The PCP cost includes depreciation, paying off the PCP either upfront or full term sees you paying three years depreciation upfront and then by refinancing, you extend that a further two years... Yes you have the asset(car) at the end, (the only bit that makes sense).
No, because you are paying the loan over a period, yes you have an obligation, but its only realised over the 60 months you are paying it. I do understand that PCP gives you the option to get out (under the halves and thirds rules), but so does selling the car. A kia picanto is hardly a rare beast and its values are predictable at various points in its life.
The PCP cost also includes interest on the bullet payment, which you never bring down (obviously), which is part of the reason why you pay more in interest over 3yrs to kia than under the 5yr loan. The only thing that actually matters when its all washed up is the total cost of ownership on a monthly basis. Doing it under pcp (assuming you got an identical deal in month 37 as in month 1) would give you a total cost of ownership of £269 pcm plus fuel. Under a loan its £170. So, taking that saving of £99pcm vs pcp gives a saving of £5940 over 5yrs. So, unless I get less than £60 for the 5yr old picanto, you are in the money doing it my way.
Playing with the numbers is all well and good, but ultimately, if you have to finance it you can't afford it, and if you need to finance it over a longer period, you really can't afford it. Appreciating assets are a different matter.

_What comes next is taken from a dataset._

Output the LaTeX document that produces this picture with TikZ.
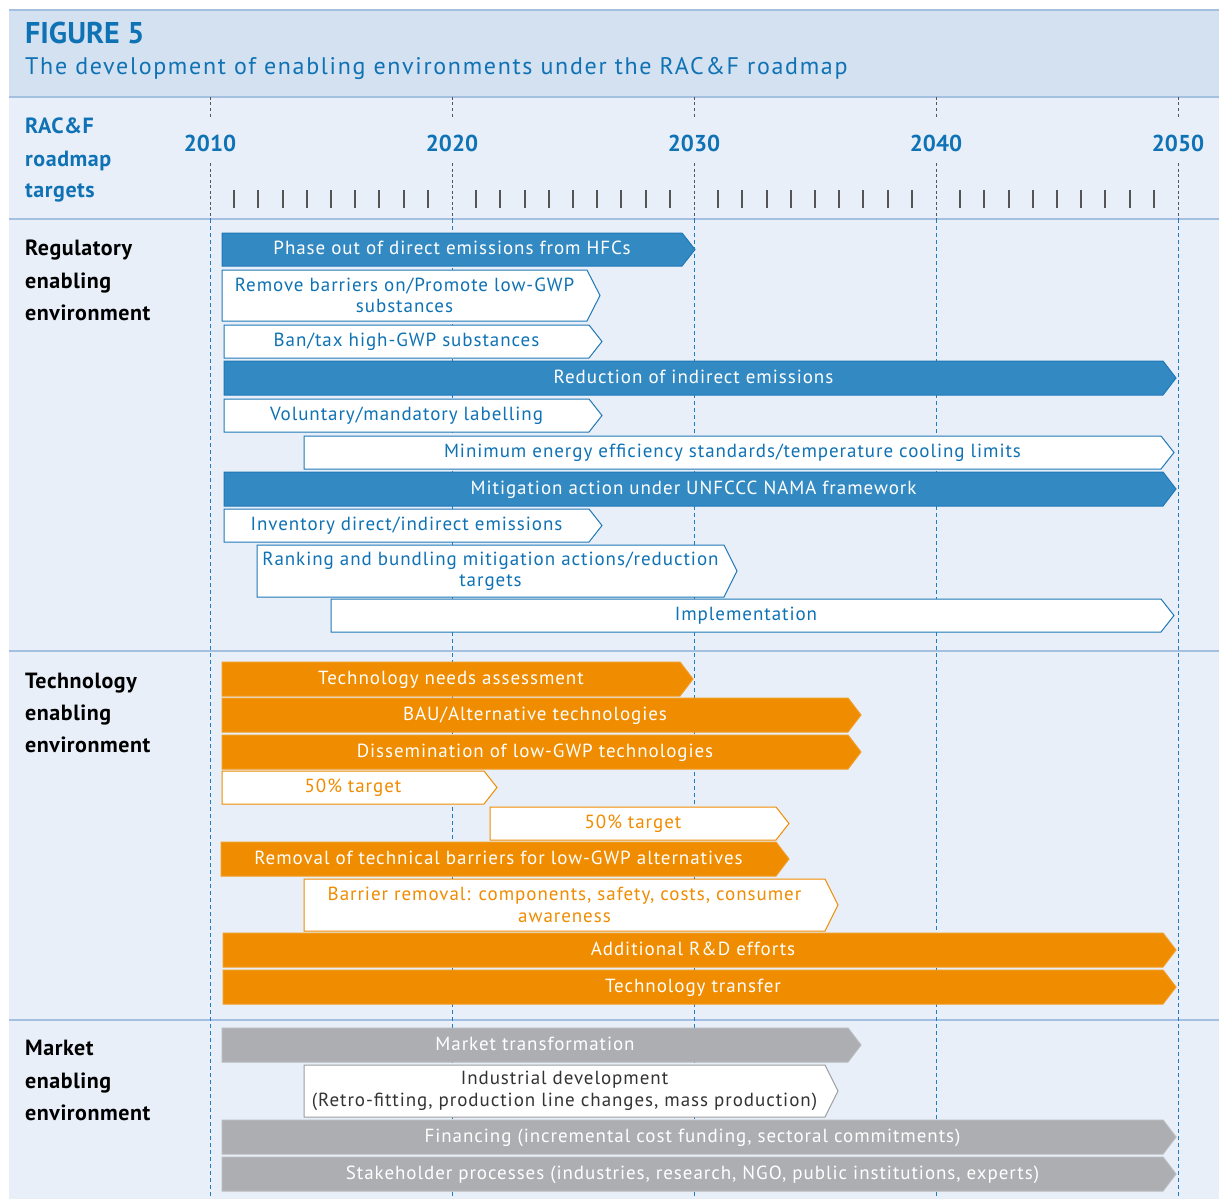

You can't compartmentalise like that, it just doesn't work. Taking this example, we *could* buy it in cash from funds in a savings account, but that money is part of the proceeds of sale of our house that has been earmarked for the self build that is coming up, so by your 'logic' I should buy the kia in cash, then borrow the same amount in a loan to fund the home renovations (an appreciating asset). That's all good by your rules, but would see us missing out on the £1000 discount from kia, for absolutely no reason.